BRIEF: Using the material below, print a verbatim copy of every line from the one containing "Write a web" through the one containing "const OLIVE = '#6e6e46';", inclusive, and omit the pictures.
[start]
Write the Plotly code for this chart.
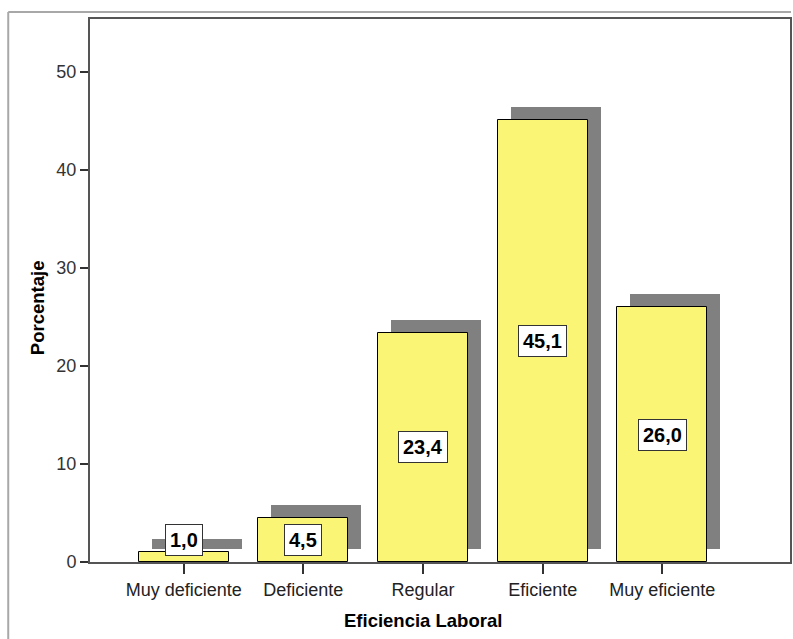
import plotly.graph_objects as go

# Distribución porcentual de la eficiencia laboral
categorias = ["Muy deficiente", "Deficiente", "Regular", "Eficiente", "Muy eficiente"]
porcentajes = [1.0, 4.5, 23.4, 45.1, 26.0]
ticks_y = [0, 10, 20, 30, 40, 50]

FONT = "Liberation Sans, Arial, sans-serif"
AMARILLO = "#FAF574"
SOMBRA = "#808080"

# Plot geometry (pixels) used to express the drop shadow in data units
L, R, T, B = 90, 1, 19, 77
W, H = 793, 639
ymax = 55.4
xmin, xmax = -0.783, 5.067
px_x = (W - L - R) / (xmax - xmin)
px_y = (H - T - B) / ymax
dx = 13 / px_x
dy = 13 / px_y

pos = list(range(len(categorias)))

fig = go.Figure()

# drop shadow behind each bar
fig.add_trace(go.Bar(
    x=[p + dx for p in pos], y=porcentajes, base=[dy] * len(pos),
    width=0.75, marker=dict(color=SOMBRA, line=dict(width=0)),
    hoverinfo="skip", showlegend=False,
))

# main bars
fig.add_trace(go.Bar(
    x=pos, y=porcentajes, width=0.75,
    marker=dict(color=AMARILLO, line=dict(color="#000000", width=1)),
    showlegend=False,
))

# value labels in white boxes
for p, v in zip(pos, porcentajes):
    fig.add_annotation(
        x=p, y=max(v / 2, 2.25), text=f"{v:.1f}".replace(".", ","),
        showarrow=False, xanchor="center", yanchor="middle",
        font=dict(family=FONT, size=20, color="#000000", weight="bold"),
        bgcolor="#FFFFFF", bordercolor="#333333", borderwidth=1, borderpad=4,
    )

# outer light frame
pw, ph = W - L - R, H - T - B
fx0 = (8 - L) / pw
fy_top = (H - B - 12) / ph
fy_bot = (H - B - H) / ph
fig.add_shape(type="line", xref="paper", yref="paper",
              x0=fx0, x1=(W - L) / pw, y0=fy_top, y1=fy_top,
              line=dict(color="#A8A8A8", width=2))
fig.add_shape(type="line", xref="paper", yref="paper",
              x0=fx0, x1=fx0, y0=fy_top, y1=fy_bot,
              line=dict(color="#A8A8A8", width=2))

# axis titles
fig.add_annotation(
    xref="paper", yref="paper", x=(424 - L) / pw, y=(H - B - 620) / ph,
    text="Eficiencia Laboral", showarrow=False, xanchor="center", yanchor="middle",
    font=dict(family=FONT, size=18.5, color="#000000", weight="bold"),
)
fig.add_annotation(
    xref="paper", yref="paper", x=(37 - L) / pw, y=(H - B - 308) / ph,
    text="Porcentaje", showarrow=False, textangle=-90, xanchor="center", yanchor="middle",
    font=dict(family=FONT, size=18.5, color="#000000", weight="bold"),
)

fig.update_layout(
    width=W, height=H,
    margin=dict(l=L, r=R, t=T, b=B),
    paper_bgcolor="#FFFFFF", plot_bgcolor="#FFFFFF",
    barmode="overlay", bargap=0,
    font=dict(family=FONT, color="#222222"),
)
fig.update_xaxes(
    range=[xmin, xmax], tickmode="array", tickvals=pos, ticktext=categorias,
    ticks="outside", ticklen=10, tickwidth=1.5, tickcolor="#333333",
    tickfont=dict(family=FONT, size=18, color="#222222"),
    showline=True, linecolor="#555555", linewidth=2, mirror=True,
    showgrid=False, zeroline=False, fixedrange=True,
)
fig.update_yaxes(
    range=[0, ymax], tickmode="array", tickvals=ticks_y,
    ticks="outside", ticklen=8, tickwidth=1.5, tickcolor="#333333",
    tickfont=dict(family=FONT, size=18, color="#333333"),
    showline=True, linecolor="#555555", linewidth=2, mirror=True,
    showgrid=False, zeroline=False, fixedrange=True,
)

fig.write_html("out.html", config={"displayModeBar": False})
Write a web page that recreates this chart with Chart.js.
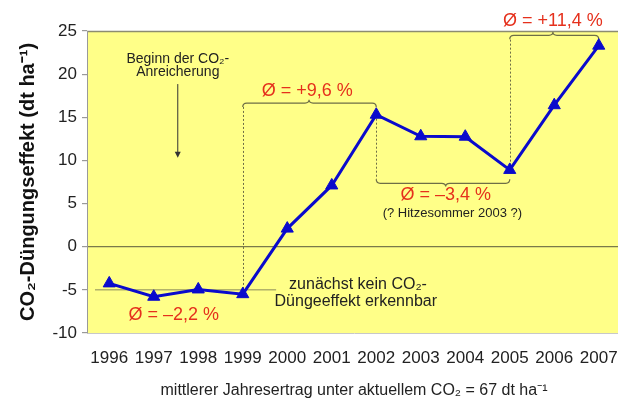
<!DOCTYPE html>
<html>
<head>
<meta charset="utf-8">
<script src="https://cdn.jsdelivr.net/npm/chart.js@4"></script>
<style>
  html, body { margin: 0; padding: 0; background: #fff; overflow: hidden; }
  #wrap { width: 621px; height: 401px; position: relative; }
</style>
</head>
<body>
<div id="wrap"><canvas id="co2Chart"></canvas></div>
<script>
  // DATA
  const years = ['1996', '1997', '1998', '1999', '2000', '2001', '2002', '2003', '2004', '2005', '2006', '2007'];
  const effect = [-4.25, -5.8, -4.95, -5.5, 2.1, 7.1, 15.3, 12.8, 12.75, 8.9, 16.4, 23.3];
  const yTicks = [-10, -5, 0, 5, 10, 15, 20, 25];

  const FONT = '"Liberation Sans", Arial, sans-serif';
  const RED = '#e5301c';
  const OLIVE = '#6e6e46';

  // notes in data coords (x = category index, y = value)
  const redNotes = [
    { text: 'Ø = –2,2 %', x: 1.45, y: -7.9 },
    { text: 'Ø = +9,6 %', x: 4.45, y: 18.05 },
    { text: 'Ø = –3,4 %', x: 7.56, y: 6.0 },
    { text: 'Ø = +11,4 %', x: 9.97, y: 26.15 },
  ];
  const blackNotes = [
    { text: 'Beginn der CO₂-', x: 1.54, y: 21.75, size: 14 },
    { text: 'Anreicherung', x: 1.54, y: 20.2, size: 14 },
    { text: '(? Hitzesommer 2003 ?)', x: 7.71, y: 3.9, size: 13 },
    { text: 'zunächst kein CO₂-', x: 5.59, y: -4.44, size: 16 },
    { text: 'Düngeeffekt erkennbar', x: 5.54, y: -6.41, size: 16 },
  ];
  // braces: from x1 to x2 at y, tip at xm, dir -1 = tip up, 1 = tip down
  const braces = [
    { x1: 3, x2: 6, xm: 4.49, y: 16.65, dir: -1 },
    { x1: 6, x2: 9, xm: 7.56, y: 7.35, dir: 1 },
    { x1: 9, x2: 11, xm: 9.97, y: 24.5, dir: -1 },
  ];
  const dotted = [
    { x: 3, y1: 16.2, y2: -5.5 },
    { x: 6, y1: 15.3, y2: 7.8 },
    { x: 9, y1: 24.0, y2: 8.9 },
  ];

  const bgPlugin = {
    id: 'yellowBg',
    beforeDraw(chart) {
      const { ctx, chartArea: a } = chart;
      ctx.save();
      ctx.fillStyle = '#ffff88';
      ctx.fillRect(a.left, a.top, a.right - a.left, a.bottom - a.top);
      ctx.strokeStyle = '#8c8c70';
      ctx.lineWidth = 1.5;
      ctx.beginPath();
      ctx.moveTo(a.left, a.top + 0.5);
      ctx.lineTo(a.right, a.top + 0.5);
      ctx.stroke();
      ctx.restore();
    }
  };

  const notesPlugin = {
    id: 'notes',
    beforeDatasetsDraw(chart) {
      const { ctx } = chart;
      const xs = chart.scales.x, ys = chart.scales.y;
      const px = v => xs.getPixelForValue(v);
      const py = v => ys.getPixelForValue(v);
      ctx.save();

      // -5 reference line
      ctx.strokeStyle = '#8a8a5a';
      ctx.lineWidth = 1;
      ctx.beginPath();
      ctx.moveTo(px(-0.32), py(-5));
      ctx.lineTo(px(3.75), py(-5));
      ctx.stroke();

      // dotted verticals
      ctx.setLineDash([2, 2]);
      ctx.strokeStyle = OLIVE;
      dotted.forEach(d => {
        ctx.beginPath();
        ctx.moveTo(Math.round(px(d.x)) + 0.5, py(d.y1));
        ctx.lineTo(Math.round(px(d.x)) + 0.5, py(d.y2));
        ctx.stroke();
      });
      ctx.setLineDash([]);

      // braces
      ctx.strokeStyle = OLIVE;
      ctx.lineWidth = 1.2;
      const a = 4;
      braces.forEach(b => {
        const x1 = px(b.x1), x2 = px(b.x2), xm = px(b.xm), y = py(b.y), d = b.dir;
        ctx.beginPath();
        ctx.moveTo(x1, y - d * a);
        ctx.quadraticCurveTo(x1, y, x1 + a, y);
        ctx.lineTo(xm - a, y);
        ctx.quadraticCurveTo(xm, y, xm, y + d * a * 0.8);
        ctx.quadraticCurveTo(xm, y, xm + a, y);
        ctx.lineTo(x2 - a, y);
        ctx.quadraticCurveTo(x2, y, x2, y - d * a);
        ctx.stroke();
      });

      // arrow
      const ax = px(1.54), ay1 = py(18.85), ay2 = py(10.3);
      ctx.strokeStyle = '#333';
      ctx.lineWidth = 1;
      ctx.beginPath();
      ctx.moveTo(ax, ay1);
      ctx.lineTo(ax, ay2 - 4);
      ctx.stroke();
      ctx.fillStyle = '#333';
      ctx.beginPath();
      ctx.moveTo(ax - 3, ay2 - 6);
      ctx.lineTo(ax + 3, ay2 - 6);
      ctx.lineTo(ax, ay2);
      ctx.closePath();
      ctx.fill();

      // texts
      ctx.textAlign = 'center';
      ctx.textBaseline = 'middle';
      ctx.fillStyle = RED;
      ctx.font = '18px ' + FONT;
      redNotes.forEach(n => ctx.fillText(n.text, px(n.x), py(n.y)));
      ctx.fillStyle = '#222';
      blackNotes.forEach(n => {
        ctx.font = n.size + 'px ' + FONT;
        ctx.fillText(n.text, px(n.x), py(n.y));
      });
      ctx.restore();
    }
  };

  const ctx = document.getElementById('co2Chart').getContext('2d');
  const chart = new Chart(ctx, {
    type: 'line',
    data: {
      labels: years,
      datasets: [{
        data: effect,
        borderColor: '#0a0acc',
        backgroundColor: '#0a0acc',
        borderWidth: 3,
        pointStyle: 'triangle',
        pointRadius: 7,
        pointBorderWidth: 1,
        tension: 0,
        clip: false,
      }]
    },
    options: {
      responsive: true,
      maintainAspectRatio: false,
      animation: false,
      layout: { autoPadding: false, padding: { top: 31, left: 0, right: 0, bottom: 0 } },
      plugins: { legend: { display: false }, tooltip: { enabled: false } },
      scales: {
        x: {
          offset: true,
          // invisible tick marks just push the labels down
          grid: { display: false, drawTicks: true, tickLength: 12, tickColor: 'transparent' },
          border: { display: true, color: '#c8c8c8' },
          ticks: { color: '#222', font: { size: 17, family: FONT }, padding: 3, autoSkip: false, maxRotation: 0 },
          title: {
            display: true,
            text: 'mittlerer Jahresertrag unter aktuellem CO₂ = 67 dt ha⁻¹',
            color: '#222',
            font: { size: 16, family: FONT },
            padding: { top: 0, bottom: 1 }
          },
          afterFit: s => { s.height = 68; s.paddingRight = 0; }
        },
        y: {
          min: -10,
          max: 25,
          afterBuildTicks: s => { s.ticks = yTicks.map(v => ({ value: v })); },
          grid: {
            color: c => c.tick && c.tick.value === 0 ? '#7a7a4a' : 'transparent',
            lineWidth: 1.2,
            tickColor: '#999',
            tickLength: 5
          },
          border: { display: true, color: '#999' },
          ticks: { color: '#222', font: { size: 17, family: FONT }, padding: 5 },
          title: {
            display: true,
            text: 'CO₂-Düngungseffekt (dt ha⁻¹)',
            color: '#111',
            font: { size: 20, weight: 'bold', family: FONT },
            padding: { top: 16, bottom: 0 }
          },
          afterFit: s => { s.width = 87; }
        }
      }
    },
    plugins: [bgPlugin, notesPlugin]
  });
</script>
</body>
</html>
[end]
EXERCISE RESULT:
Write a web page that recreates this chart with Chart.js.
<!DOCTYPE html>
<html>
<head>
<meta charset="utf-8">
<script src="https://cdn.jsdelivr.net/npm/chart.js@4"></script>
<style>
  html, body { margin: 0; padding: 0; background: #fff; overflow: hidden; }
  #wrap { width: 621px; height: 401px; position: relative; }
</style>
</head>
<body>
<div id="wrap"><canvas id="co2Chart"></canvas></div>
<script>
  // DATA
  const years = ['1996', '1997', '1998', '1999', '2000', '2001', '2002', '2003', '2004', '2005', '2006', '2007'];
  const effect = [-4.25, -5.8, -4.95, -5.5, 2.1, 7.1, 15.3, 12.8, 12.75, 8.9, 16.4, 23.3];
  const yTicks = [-10, -5, 0, 5, 10, 15, 20, 25];

  const FONT = '"Liberation Sans", Arial, sans-serif';
  const RED = '#e5301c';
  const OLIVE = '#6e6e46';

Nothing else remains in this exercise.